SPD-Gesundheitsexperte Karl Lauterbach verwies auf die Folgen des Bewegungsmangels von Kindern und Jugendlichen, weil Schul- und Vereinssport entfalle. "Die motorischen Defizite, die sich gerade aufbauen, weil sich Kinder zu wenig bewegen und zum Teil auch zu schwer geworden sind, sind nicht unerheblich", sagte er der "FAS". "Diese Generation Kinder wird langfristig Schäden davontragen."
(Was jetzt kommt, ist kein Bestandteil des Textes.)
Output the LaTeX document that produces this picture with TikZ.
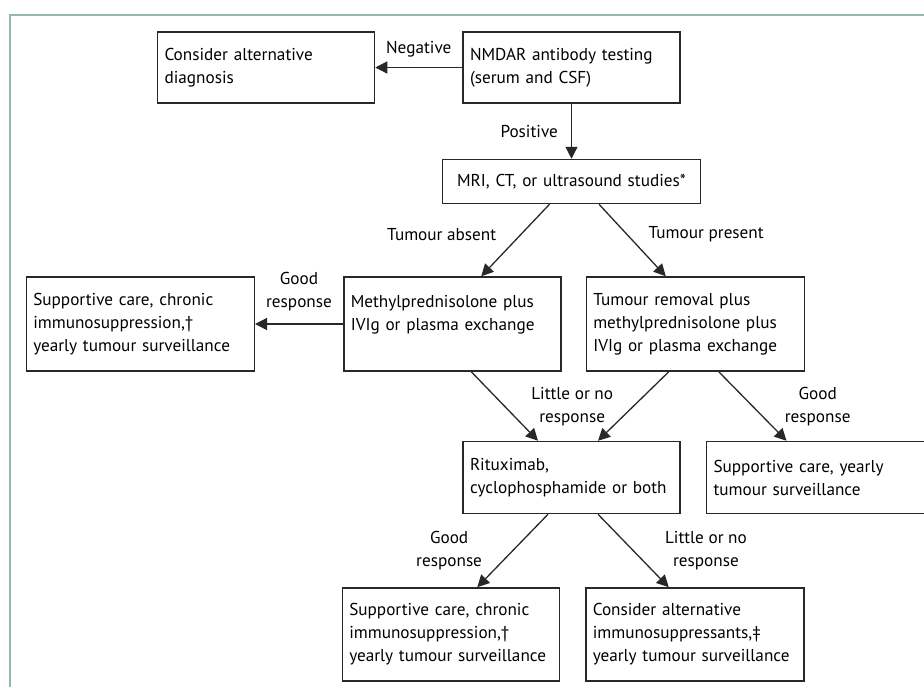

Lehrerverbände und Gewerkschaften forderten einen einheitlichen Stufenplan mit verbindlichen Kriterien für Schulöffnungen. "Mit diesem hätten Länder, Kreise und Städte dann mit Blick auf das Infektionsgeschehen vor Ort die Möglichkeit, flexibel zu agieren", sagte die Chefin der Gewerkschaft Erziehung und Wissenschaft (GEW), Marlis Tepe, dem RedaktionsNetzwerk Deutschland (Sonntag). "Das föderale Durcheinander muss endlich beendet werden." Zugleich warb sie für das Modell des Wechselunterrichts.

Bildungsministerin Karliczek sagte den Zeitungen der Funke Mediengruppe (Online/Montag): "Eine flächendeckende Rückkehr zu einem mehr oder weniger kompletten Präsenzunterricht in allen Schulen dürfte momentan wegen der allgemeinen Infektionslage vermutlich noch verfrüht sein." Vielleicht könne aber "mit großer Vorsicht ein erster Schritt gegangen werden".

Der CSU-Landesgruppenvorsitzende im Bundestag, Alexander Dobrindt, sieht dagegen bei einer Diskussion über Lockerungen des Pandemie-Maßnahmen nicht zwingend die Schulen an erster Stelle. Er könne sich eher eine Lockerung bei körpernahen Dienstleistungen vorstellen, sagte er dem "Münchner Merkur" (Samstag).